**What is needed**
Transcribe every line from the top down to the line with "plt.rcParams['axes.unicode_minus'] = False", both ends included, but not the pictures.

**Information supplied**
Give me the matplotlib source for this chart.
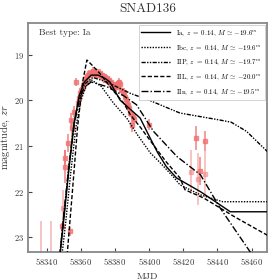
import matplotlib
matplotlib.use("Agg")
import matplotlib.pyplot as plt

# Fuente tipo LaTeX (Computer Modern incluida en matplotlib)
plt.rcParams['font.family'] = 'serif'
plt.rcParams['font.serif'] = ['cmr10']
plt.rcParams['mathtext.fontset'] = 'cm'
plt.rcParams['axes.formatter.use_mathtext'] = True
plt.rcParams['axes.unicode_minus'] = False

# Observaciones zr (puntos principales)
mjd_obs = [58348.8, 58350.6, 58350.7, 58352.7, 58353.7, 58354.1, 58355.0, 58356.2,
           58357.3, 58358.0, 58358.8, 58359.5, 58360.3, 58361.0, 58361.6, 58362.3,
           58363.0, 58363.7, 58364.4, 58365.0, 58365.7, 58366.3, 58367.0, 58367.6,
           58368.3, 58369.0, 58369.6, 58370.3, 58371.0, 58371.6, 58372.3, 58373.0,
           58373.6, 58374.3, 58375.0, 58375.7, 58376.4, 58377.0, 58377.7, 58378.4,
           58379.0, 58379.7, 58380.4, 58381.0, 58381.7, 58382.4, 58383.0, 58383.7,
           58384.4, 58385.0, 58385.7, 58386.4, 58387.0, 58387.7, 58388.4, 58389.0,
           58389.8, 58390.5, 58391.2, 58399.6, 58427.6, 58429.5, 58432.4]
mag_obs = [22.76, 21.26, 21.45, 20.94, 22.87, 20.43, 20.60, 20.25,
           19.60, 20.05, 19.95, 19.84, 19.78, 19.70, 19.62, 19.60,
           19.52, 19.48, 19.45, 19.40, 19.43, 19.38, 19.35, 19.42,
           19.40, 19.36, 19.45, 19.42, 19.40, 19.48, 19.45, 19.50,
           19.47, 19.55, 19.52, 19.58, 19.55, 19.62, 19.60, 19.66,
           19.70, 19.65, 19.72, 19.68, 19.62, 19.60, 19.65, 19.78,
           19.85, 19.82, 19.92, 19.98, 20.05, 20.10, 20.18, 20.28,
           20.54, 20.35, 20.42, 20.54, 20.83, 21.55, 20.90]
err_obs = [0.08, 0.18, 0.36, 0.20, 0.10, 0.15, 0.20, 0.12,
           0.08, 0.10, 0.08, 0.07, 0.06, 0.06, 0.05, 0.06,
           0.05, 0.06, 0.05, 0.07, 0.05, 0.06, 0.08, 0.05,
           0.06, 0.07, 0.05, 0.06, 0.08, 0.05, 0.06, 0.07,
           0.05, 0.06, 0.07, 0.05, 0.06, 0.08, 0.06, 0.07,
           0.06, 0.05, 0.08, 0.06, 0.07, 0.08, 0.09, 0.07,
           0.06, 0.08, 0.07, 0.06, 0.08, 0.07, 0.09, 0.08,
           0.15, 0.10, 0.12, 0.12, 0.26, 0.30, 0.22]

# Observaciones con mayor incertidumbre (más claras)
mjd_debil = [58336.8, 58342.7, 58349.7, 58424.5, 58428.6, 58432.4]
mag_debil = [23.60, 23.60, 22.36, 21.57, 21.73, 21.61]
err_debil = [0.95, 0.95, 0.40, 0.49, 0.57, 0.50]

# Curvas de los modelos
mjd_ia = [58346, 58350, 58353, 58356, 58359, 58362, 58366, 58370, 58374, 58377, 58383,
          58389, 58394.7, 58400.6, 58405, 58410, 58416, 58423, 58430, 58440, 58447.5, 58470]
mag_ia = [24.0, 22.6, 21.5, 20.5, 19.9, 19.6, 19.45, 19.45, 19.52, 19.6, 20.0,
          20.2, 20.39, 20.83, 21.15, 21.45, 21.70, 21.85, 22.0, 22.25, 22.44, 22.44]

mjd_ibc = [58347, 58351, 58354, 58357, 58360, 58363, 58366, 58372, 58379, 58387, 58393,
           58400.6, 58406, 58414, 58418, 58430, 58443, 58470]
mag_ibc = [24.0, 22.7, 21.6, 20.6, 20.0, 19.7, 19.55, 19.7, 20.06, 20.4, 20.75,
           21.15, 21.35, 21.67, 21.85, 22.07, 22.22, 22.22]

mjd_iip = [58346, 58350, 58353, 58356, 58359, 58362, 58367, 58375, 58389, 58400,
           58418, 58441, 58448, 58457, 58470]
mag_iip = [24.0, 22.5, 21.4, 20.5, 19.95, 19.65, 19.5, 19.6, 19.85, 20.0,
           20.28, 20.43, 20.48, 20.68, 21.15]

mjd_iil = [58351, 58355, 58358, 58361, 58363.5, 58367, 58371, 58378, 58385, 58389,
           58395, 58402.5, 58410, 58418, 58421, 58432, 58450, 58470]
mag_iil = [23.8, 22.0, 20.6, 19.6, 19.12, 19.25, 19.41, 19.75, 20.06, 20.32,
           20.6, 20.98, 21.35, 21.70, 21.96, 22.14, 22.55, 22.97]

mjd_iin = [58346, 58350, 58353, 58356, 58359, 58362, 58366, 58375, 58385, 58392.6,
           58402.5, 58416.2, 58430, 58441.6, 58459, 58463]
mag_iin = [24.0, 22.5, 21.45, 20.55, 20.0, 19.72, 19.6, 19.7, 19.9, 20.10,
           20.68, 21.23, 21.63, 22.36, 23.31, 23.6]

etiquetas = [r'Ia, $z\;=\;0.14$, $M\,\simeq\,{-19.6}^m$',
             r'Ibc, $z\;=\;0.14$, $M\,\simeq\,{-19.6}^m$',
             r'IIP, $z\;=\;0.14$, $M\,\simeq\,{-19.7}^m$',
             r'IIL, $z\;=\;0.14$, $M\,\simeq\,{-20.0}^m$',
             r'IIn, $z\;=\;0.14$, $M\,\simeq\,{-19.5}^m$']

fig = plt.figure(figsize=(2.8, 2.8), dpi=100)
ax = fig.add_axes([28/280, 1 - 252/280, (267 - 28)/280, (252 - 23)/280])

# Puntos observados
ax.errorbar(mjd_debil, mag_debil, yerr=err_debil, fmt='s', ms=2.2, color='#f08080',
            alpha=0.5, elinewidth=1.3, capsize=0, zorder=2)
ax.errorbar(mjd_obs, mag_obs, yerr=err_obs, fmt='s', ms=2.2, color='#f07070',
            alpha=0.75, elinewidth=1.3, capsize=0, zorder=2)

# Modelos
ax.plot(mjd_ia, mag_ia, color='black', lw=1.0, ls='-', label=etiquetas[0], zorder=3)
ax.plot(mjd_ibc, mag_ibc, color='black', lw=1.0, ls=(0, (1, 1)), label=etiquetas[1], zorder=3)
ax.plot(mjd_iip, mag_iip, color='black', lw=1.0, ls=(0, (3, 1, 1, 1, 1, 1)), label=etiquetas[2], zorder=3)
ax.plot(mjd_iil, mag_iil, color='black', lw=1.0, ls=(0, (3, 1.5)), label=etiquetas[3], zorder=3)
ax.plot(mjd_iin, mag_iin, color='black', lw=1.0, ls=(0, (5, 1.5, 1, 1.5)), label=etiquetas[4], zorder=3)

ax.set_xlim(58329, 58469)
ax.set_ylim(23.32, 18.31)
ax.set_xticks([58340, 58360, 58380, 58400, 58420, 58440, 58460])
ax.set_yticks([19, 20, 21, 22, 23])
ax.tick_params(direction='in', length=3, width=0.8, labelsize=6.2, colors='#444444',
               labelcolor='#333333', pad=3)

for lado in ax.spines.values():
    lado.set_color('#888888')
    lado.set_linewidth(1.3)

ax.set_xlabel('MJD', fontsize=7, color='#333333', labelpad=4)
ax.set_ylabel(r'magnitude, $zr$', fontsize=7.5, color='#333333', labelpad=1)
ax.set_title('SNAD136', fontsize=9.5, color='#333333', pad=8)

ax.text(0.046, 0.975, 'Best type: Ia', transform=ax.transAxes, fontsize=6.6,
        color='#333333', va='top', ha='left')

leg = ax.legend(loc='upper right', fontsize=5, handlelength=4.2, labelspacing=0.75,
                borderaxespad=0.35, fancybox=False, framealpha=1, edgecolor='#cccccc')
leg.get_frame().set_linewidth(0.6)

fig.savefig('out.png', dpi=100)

**Task solution**
Give me the matplotlib source for this chart.
import matplotlib
matplotlib.use("Agg")
import matplotlib.pyplot as plt

# Fuente tipo LaTeX (Computer Modern incluida en matplotlib)
plt.rcParams['font.family'] = 'serif'
plt.rcParams['font.serif'] = ['cmr10']
plt.rcParams['mathtext.fontset'] = 'cm'
plt.rcParams['axes.formatter.use_mathtext'] = True
plt.rcParams['axes.unicode_minus'] = False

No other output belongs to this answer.